Review: Professor Layton VS Phoenix Wright Ace Attorney
Crossovers. We all love them. And the famous combination of Professor Layton and the Ace Attorney franchise has been a remarkably successful one, having been enjoyed in Japan and Europe for some time now. But with the game touching down Stateside, Nintendo, Capcom and Level-5 have been affording the title extra attention — and, as we return to the title to peruse its brilliance once again, it seems such attention is extended with good cause.
You’re likely familiar with the concept by now. Professor Layton VS Phoenix Wright Ace Attorney cannily blends characters, concepts and gameplay mechanics from both of its namesake franchises, resulting in a fusion of brain-fuddling puzzles and wittily-written courtroom japes. Although commencing in London, in some thoroughly enjoyable opening gambits that fling both Wright and Layton into the depths of Level-5’s endearing — if misguided — perception of London as a Spire-less, Eye-less, twee Victorian city of bumble-kooks and gadabouts, the gleeful plot twists soon fling the hapless brainiacs — and their respective plucky assistants — into the depths of Labyrinthia.
It’s a premise that takes the characters out of their respective worlds, yet proves an ingenious twist — the folk of Labyrinthia are a suspicious bunch, explaining any and all odd circumstances as witchcraft. Wright and Layton, united in their drive to protect wide-eyed waif Espella from such accusations, soon find themselves engaged in a plot filled with twists and turns that will have players sputtering at the screen with incredulity. There are some surprisingly grim and harrowing moments, and the writing and voice acting is uniformly excellent (although we’re not thoroughly convinced by Maya Fey’s vocal performance — not quite ‘maniacal-hyper-bohemian-chick-on-espresso’ enough).
To spill further beans on the plot would be to do our readership a grave dissservice, for its joys and foibles are best explored personally — but it’s among the most compelling plotlines exprienced by your humble writer this year, with plenty for fans and newcomers. The intelligent blend of gameplay mechanics — such as how Phoenix Wright’s performance in court adds to his ‘Credibility’ score, which translates into the universal Layton currency of Picarats — is a treat. We also love the combination of musical themes, although the theme when wandering the streets of Labyrinthia can feel a tad overused.
Visually, the game stacks up well. The colours are not as vibrant as Ace Attorney: Dual Destinies — which we also thoroughly enjoyed — although they blend the disparate art-styles of the worlds that have been mashed together to form this gaming gem with great effect. Characters from both the Layton and Ace Attorney franchises are known for their unique demeanours and wild dispositions, and you can expect no less here — yet character depth remains humbling and strong, which in itself is a fine feat, given the art-style. You don’t need to see every pore in a game character’s face to feel their plight, after all.

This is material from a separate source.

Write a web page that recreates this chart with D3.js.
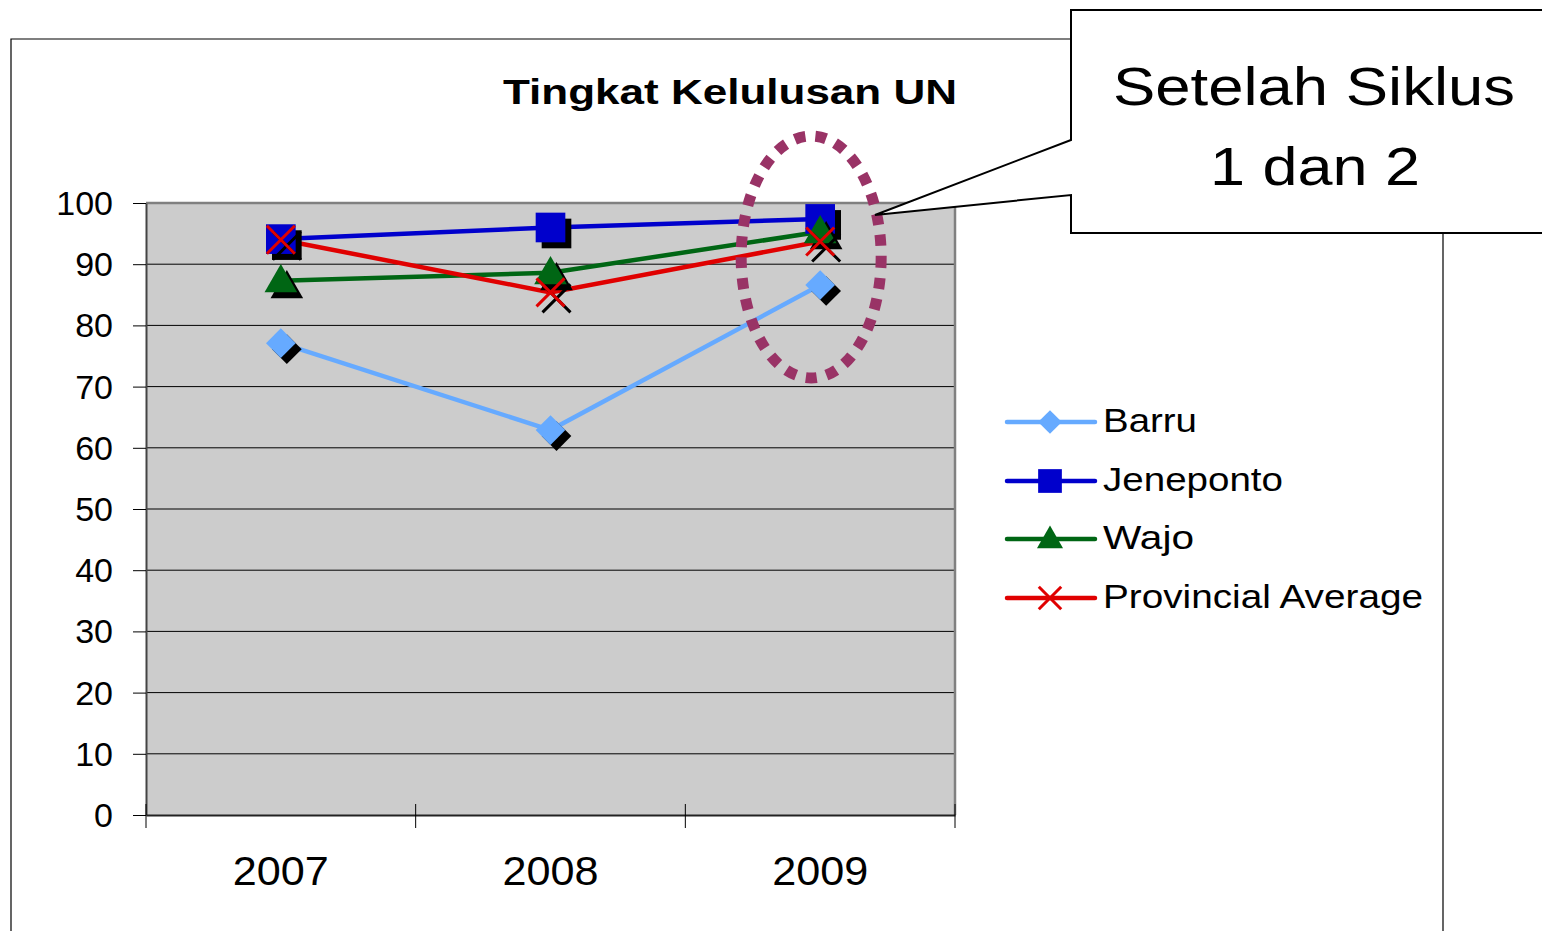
<!DOCTYPE html>
<html>
<head>
<meta charset="utf-8">
<script src="https://cdn.jsdelivr.net/npm/d3@7"></script>
<style>
  body { margin: 0; background: #fff; }
  text { font-family: "Liberation Sans", Arial, sans-serif; fill: #000; }
</style>
</head>
<body>
<div id="chart"></div>
<script>
// data
var years = ["2007", "2008", "2009"];
var seriesNames = ["Barru", "Jeneponto", "Wajo", "Provincial Average"];
var barru = [77.1, 62.9, 86.6];
var jeneponto = [94.1, 96.0, 97.4];
var wajo = [87.3, 88.6, 95.3];
var provincial = [94.0, 85.4, 93.7];
var yTicks = [0, 10, 20, 30, 40, 50, 60, 70, 80, 90, 100];

var W = 1542, H = 931;
var plot = { left: 146, right: 955, top: 203, bottom: 815 };

var svg = d3.select("#chart").append("svg")
  .attr("width", W).attr("height", H);

// outer chart frame
svg.append("path")
  .attr("d", "M11,931 L11,39 L1443,39 L1443,931")
  .attr("fill", "none").attr("stroke", "#000").attr("stroke-width", 1.2);

var x = d3.scaleBand().domain(years).range([plot.left, plot.right]).padding(0);
var y = d3.scaleLinear().domain([0, 100]).range([plot.bottom, plot.top]);

// plot area
svg.append("rect")
  .attr("x", plot.left).attr("y", plot.top)
  .attr("width", plot.right - plot.left).attr("height", plot.bottom - plot.top)
  .attr("fill", "#cccccc");

// gridlines
svg.append("g").selectAll("line")
  .data(yTicks.filter(function (d) { return d > 0 && d < 100; }))
  .enter().append("line")
  .attr("x1", plot.left).attr("x2", plot.right)
  .attr("y1", function (d) { return y(d); }).attr("y2", function (d) { return y(d); })
  .attr("stroke", "#000").attr("stroke-width", 1);

// plot border (top/right gray)
svg.append("path")
  .attr("d", "M" + plot.left + "," + plot.top + " L" + plot.right + "," + plot.top + " L" + plot.right + "," + plot.bottom)
  .attr("fill", "none").attr("stroke", "#808080").attr("stroke-width", 2.5);

// y axis
var yAxis = svg.append("g")
  .attr("transform", "translate(" + plot.left + ",0)")
  .call(d3.axisLeft(y).tickValues(yTicks).tickSize(13).tickPadding(20).tickSizeOuter(0));
yAxis.select(".domain").attr("stroke", "#444").attr("stroke-width", 2);
yAxis.selectAll(".tick line").attr("stroke", "#000");
yAxis.selectAll("text")
  .style("font-family", "Liberation Sans, Arial, sans-serif")
  .style("font-size", "34px").attr("dy", "0.34em");

// x axis
var xAxis = svg.append("g")
  .attr("transform", "translate(0," + plot.bottom + ")")
  .call(d3.axisBottom(x).tickSize(0).tickPadding(42).tickSizeOuter(0));
xAxis.select(".domain").attr("stroke", "#222").attr("stroke-width", 2);
xAxis.selectAll("text")
  .style("font-family", "Liberation Sans, Arial, sans-serif")
  .style("font-size", "40px")
  .attr("textLength", 96).attr("lengthAdjust", "spacingAndGlyphs");
var bounds = years.map(function (d) { return x(d); }).concat([plot.right]);
svg.append("g").selectAll("line").data(bounds).enter().append("line")
  .attr("x1", function (d) { return d; }).attr("x2", function (d) { return d; })
  .attr("y1", plot.bottom - 11).attr("y2", plot.bottom + 13)
  .attr("stroke", "#000").attr("stroke-width", 1);

// title
svg.append("text")
  .attr("x", 730).attr("y", 104).attr("text-anchor", "middle")
  .style("font-size", "35px").style("font-weight", "bold")
  .attr("textLength", 454).attr("lengthAdjust", "spacingAndGlyphs")
  .text("Tingkat Kelulusan UN");

// series
var series = [
  { name: seriesNames[0], values: barru, color: "#66aaff", shape: "diamond" },
  { name: seriesNames[1], values: jeneponto, color: "#0000cc", shape: "square" },
  { name: seriesNames[2], values: wajo, color: "#006614", shape: "triangle" },
  { name: seriesNames[3], values: provincial, color: "#e00000", shape: "x" }
];

function cx(i) { return x(years[i]) + x.bandwidth() / 2; }

function drawMarker(g, shape, px, py, color, scale) {
  var s = scale || 1;
  if (shape === "diamond") {
    g.append("path").attr("d", d3.symbol(d3.symbolSquare, 440 * s * s)())
      .attr("transform", "translate(" + px + "," + py + ") rotate(45)")
      .attr("fill", color);
  } else if (shape === "square") {
    g.append("path").attr("d", d3.symbol(d3.symbolSquare, 880 * s * s)())
      .attr("transform", "translate(" + px + "," + py + ")")
      .attr("fill", color);
  } else if (shape === "triangle") {
    g.append("path").attr("d", d3.symbol(d3.symbolTriangle, 460 * s * s)())
      .attr("transform", "translate(" + px + "," + (py + 2 * s) + ")")
      .attr("fill", color);
  } else {
    var r = 14 * s;
    g.append("path")
      .attr("d", "M" + (px - r) + "," + (py - r) + "L" + (px + r) + "," + (py + r) +
        "M" + (px - r) + "," + (py + r) + "L" + (px + r) + "," + (py - r))
      .attr("stroke", color).attr("stroke-width", 3).attr("fill", "none");
  }
}

var line = d3.line()
  .x(function (d, i) { return cx(i); })
  .y(function (d) { return y(d); });

var gSeries = svg.append("g");
series.forEach(function (s) {
  gSeries.append("path")
    .attr("d", line(s.values))
    .attr("fill", "none").attr("stroke", s.color).attr("stroke-width", 4.5);
});
series.forEach(function (s) {
  var gm = gSeries.append("g");
  s.values.forEach(function (v, i) {
    drawMarker(gm, s.shape, cx(i) + 6, y(v) + 6, "#000");
  });
  s.values.forEach(function (v, i) {
    drawMarker(gm, s.shape, cx(i), y(v), s.color);
  });
});

// legend
var legendRows = [422, 481, 539, 598];
var legendWidths = [94, 180, 91, 320];
var legend = svg.append("g");
series.forEach(function (s, i) {
  var ly = legendRows[i];
  legend.append("line")
    .attr("x1", 1007).attr("x2", 1095).attr("y1", ly).attr("y2", ly)
    .attr("stroke", s.color).attr("stroke-width", 4.5).attr("stroke-linecap", "round");
  drawMarker(legend, s.shape, 1050, ly, s.color, 0.8);
  legend.append("text")
    .attr("x", 1103).attr("y", ly + 10)
    .style("font-size", "33px")
    .attr("textLength", legendWidths[i]).attr("lengthAdjust", "spacingAndGlyphs")
    .text(s.name);
});

// dotted ellipse round 2009
svg.append("ellipse")
  .attr("cx", cx(2) - 9).attr("cy", 257).attr("rx", 70).attr("ry", 121)
  .attr("fill", "none").attr("stroke", "#993366").attr("stroke-width", 11)
  .attr("stroke-dasharray", "11,10");

// callout
svg.append("path")
  .attr("d", "M1071,10 L1560,10 L1560,233 L1071,233 L1071,195 L875,215 L1071,140 Z")
  .attr("fill", "#fff").attr("stroke", "#000").attr("stroke-width", 2);
svg.append("text")
  .attr("x", 1314).attr("y", 105).attr("text-anchor", "middle")
  .style("font-size", "54px")
  .attr("textLength", 402).attr("lengthAdjust", "spacingAndGlyphs")
  .text("Setelah Siklus");
svg.append("text")
  .attr("x", 1315).attr("y", 185).attr("text-anchor", "middle")
  .style("font-size", "54px")
  .attr("textLength", 210).attr("lengthAdjust", "spacingAndGlyphs")
  .text("1 dan 2");
</script>
</body>
</html>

Overall, gameplay is paced more effectively than Dual Destinies, and by the strength of the combined gameplay styles, and the opportunities this creates — you can use Layton‘s Hint Coins in court, for example, which is a real boon but still makes you do some mental legwork — are stellar.

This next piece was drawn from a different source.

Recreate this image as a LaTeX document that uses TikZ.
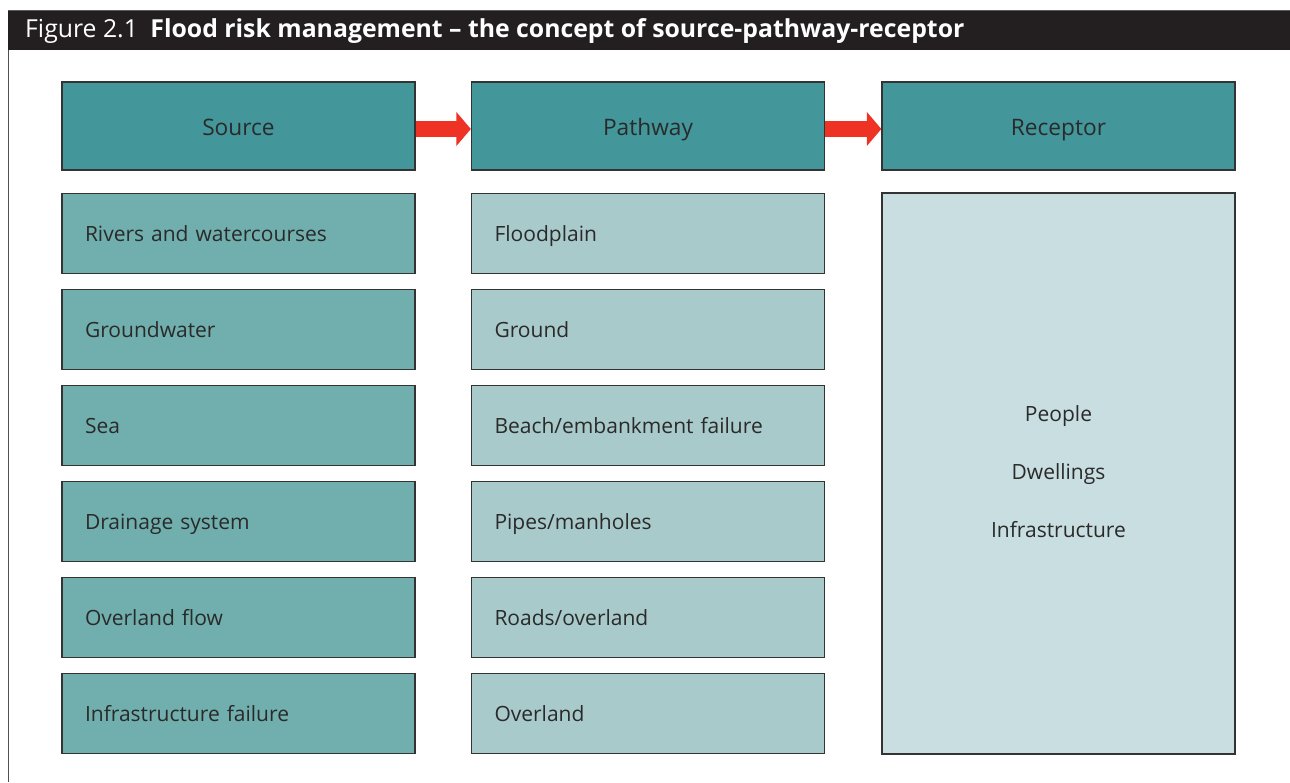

Overall, Professor Layton Vs Phoenix Wright Ace Attorney is an absolute treat, for old hands and new fans alike. We’re hoping it paves the way for more from both of these respected franchises, however often each may be hinted to be fading into obscurity — videogames need these thoughtful, humorous, charming diversions in the growing sea of po-faced serious stroppy grump-fests that define much of the modern medium. From Maya Fey’s irrepressible optimism to Phoenix Wright’s ever-harrowed inner monologue, from Layton’s affable smugness to to Luke’s beady-eyed curiosity, this is a game packed with characters you’ll love. Inquisitor Barnham, Labyrinthia’s version of a Chief Prosecutor, is a beast to overcome — and the denizens of Labyrinthia themselves are burgeoning with brain-teasers that ensure that the good Professor can nary walk the streets without being hassled to solve an ingenious skull-scratcher.

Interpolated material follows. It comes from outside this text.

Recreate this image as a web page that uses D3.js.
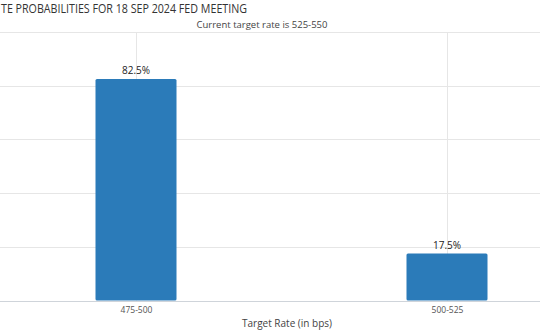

And we wouldn’t have it any other way — it’s a fusion of franchises so perfect, that we almost feel it would be a crime to now play either a Layton or Wright game separately. But the real crime would be not to play this 3DS fan-pleaser at all — indeed, more than just fanservice, it’s a viable addition to both respective characters’ libraries, and will keep you fixated at your stereoscopic screen for hours, brain engaged, eyes wide and the plot, once more, about to ingeniously contort again before your very vision. Utterly enjoyable.
Version reviewed: 3DS
Professor Layton vs Phoenix Wright Ace Attorney is out on 3DS now.